About half of my own book, Seven Drafts, started as posts on the Brevity blog. Reader comments let me know what I left out, or what to write next. When I sat down to write an 85,ooo-word book in four weeks (not kidding!), I started by collecting every blog I’d written about editing and publishing. The material got reorganized, reframed and rewritten, but it was like the Magic Writer Elves had come in the night and left a first draft for me to find in the morning. Your long Facebook comment can be a rant—or a careful examination of why you believe what you do and why that matters.

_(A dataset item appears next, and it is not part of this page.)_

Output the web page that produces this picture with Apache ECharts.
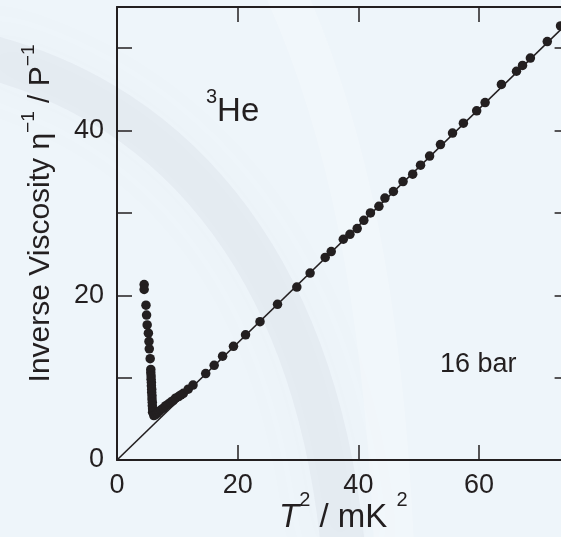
<!DOCTYPE html>
<html>
<head>
<meta charset="utf-8">
<script src="https://cdn.jsdelivr.net/npm/echarts@6/dist/echarts.min.js"></script>
<style>
html,body{margin:0;padding:0;background:#eef5fa;}
#chart{width:561px;height:537px;}
</style>
</head>
<body>
<div id="chart"></div>
<script>
// ---- data ----
// low-temperature branch (vertical rise)
const riseX = [4.5, 4.5, 4.8, 4.9, 5.0, 5.2, 5.3, 5.35, 5.5, 5.6, 5.6, 5.65, 5.65, 5.7, 5.7, 5.75, 5.75, 5.8, 5.8, 5.85, 5.85, 5.9, 5.9];
const riseY = [21.3, 20.7, 18.8, 17.6, 16.4, 15.4, 14.4, 13.5, 12.3, 11.0, 10.6, 10.2, 9.8, 9.4, 9.0, 8.6, 8.2, 7.8, 7.4, 7.0, 6.6, 6.2, 5.8];
// Fermi-liquid branch (along the line)
const fermiX = [6.1, 6.4, 6.7, 7.0, 7.3, 7.7, 8.1, 8.5, 8.9, 9.3, 9.7, 10.2, 10.6, 11.0, 11.8, 12.6, 14.7, 16.1, 17.5, 19.3, 21.3, 23.7, 26.6, 29.8, 32.0, 34.5, 35.5, 37.5, 38.6, 39.8, 40.9, 42.0, 43.4, 44.4, 45.8, 47.4, 49.0, 50.3, 51.8, 53.6, 55.6, 57.4, 59.6, 61.0, 63.7, 66.2, 67.2, 68.5, 71.3, 73.5];
const fermiY = [5.4, 5.5, 5.7, 5.9, 6.1, 6.3, 6.6, 6.8, 7.0, 7.2, 7.5, 7.7, 7.9, 8.1, 8.6, 9.1, 10.5, 11.5, 12.6, 13.8, 15.2, 16.8, 18.9, 21.0, 22.7, 24.6, 25.3, 26.8, 27.4, 28.1, 29.1, 30.0, 30.8, 31.8, 32.6, 33.8, 34.7, 35.8, 36.9, 38.3, 39.7, 40.9, 42.4, 43.4, 45.6, 47.2, 47.9, 48.8, 50.8, 52.7];
// fitted straight line through the origin
const fitX = [0, 75];
const fitY = [0, 53.3];
// axes
const xRange = [0, 75];
const yRange = [0, 55];
const xTickStep = 20;
const yTickStep = 10;
const yLabelStep = 20;
const annotations = ['3', 'He', '16 bar'];

const ink = '#231f20';
const font = '"Liberation Sans", Arial, Helvetica, sans-serif';

const zip = (xs, ys) => xs.map((x, i) => [x, ys[i]]);
const points = zip(riseX, riseY).concat(zip(fermiX, fermiY));

const chart = echarts.init(document.getElementById('chart'), null, {renderer: 'canvas'});

const axisLineStyle = {show: true, onZero: false, lineStyle: {color: ink, width: 2}};
const tickStyle = {show: true, inside: true, length: 15, lineStyle: {color: ink, width: 1.5}};

const xRich = {
  m: {fontSize: 33, fontFamily: font, color: ink, lineHeight: 56},
  i: {fontSize: 33, fontFamily: font, color: ink, lineHeight: 56, fontStyle: 'italic'},
  s: {fontSize: 20, fontFamily: font, color: ink, lineHeight: 20, verticalAlign: 'top'}
};
const yRich = {
  m: {fontSize: 30, fontFamily: font, color: ink, lineHeight: 44},
  s: {fontSize: 19, fontFamily: font, color: ink, lineHeight: 16, verticalAlign: 'top'}
};

chart.setOption({
  backgroundColor: '#eef5fa',
  animation: false,
  grid: {left: 117, top: 7, width: 452.6, height: 453, containLabel: false, outerBoundsMode: 'none'},
  xAxis: [{
    type: 'value', min: xRange[0], max: xRange[1], interval: xTickStep, position: 'bottom',
    axisLine: axisLineStyle, axisTick: tickStyle, splitLine: {show: false},
    axisLabel: {color: ink, fontSize: 27, fontFamily: font, margin: 12,
      formatter: v => (v % xTickStep === 0 ? String(v) : '')},
    name: '{i|T}{s|2}{m| / mK }{s|2}', nameLocation: 'middle', nameGap: 30, nameMoveOverlap: false,
    nameTextStyle: {rich: xRich}
  }, {
    type: 'value', min: xRange[0], max: xRange[1], interval: xTickStep, position: 'top',
    axisLine: axisLineStyle, axisTick: tickStyle, splitLine: {show: false}, axisLabel: {show: false}
  }],
  yAxis: [{
    type: 'value', min: yRange[0], max: yRange[1], interval: yTickStep, position: 'left',
    axisLine: axisLineStyle, axisTick: tickStyle, splitLine: {show: false},
    axisLabel: {color: ink, fontSize: 27, fontFamily: font, margin: 13,
      formatter: v => (v % yLabelStep === 0 ? String(v) : '')},
    name: '{m|Inverse Viscosity η}{s|−1}{m| / P}{s|−1}', nameLocation: 'middle', nameGap: 54, nameRotate: 90,
    nameMoveOverlap: false,
    nameTextStyle: {rich: yRich, padding: [0, 0, 0, 40]}
  }, {
    type: 'value', min: yRange[0], max: yRange[1], interval: yTickStep, position: 'right',
    axisLine: axisLineStyle, axisTick: tickStyle, splitLine: {show: false}, axisLabel: {show: false}
  }],
  graphic: [
    {type: 'bezierCurve', z: -10, silent: true,
      shape: {x1: -40, y1: 50, x2: 345, y2: 570, cpx1: 160, cpy1: 90, cpx2: 320, cpy2: 250},
      style: {stroke: 'rgba(150,160,172,0.09)', lineWidth: 44, fill: null, shadowBlur: 60, shadowColor: 'rgba(150,160,172,0.35)'}},
    {type: 'bezierCurve', z: -10, silent: true,
      shape: {x1: 280, y1: -20, x2: 395, y2: 570, cpx1: 345, cpy1: 120, cpx2: 385, cpy2: 300},
      style: {stroke: 'rgba(255,255,255,0.22)', lineWidth: 40, fill: null, shadowBlur: 60, shadowColor: 'rgba(255,255,255,0.4)'}},
    {type: 'text', left: 206, top: 87, z: 10,
      style: {text: '{s|' + annotations[0] + '}{m|' + annotations[1] + '}',
        rich: {
          s: {fontSize: 20, fontFamily: font, fill: ink, lineHeight: 20, verticalAlign: 'top'},
          m: {fontSize: 33, fontFamily: font, fill: ink, lineHeight: 50}
        }}},
    {type: 'text', left: 440, top: 351, z: 10,
      style: {text: annotations[2], font: '27px ' + font, fill: ink}}
  ],
  series: [{
    type: 'line', data: zip(fitX, fitY), symbol: 'none', silent: true,
    lineStyle: {color: ink, width: 1.6}, z: 2
  }, {
    type: 'scatter', data: points, symbol: 'circle', symbolSize: 9.5,
    itemStyle: {color: ink, opacity: 1}, z: 3
  }]
});
</script>
</body>
</html>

3. Build literary community

As I wrote on the Brevity blog a while back, “These ARE my real friends.” Social media recreates the experience we had in high school and college, of frequent, casual meetings and finding out both the big changes and the little details of our acquaintances’ lives until they blossom into friendship. The last writing conference I attended was filled with cries of “I know you from Instagram!” Writers meeting in person for the first time knew what book each other was working on, how the kids were doing and the dog’s name. Those writers had already made connections strong enough to like each other—meeting in real life cemented the bond. Now, two years later, they’re ready to support each other’s books on the way to publication.

4. Be seen alongside comparable authors

Beyond the comparable titles or authors you might list in a query or proposal to show your novel’s tone and genre, social media is a place to position your work next to the authors you love. Engage with their followers, and some will (gradually) become your followers too. Amber Sparks talks about her day and the discoveries in her writing life—you can respond by talking about yours, and one more person sees your name in conjunction with hers, as if you’re already shelved together. I was able to ask more than one author to blurb my book after positive interactions on Twitter and Facebook.

Where you’ll find the payoff for your career

You do not have to use social media, although you may have noticed that, without it, all four of these purposes take longer, cost money, and/or require privilege to access.

“Building platform” isn’t counting clicks. Platform means becoming a part of the discussion in the community you want to reach. Instead of hating social media on principle, find the platform you like. If you already like social media, write more deliberately. Polish your sentences and your comedy on Twitter. Look for the comp titles you need (and your next read) on TikTok. Learn about publishing and share your own knowledge on LinkedIn and Facebook. Maybe even take a photo and write a mini-essay on Instagram—it’s technically still there!

For both fiction and nonfiction, “building platform” boils down to making your audience aware that you exist, and you’re writing something they care about. By the time your book baby reaches the shelf and your audience is wondering, “Where do I know that author from? Better check this out!” you’ll have polished, published and shared your words so often and so well, they’ll be glad they picked up your book.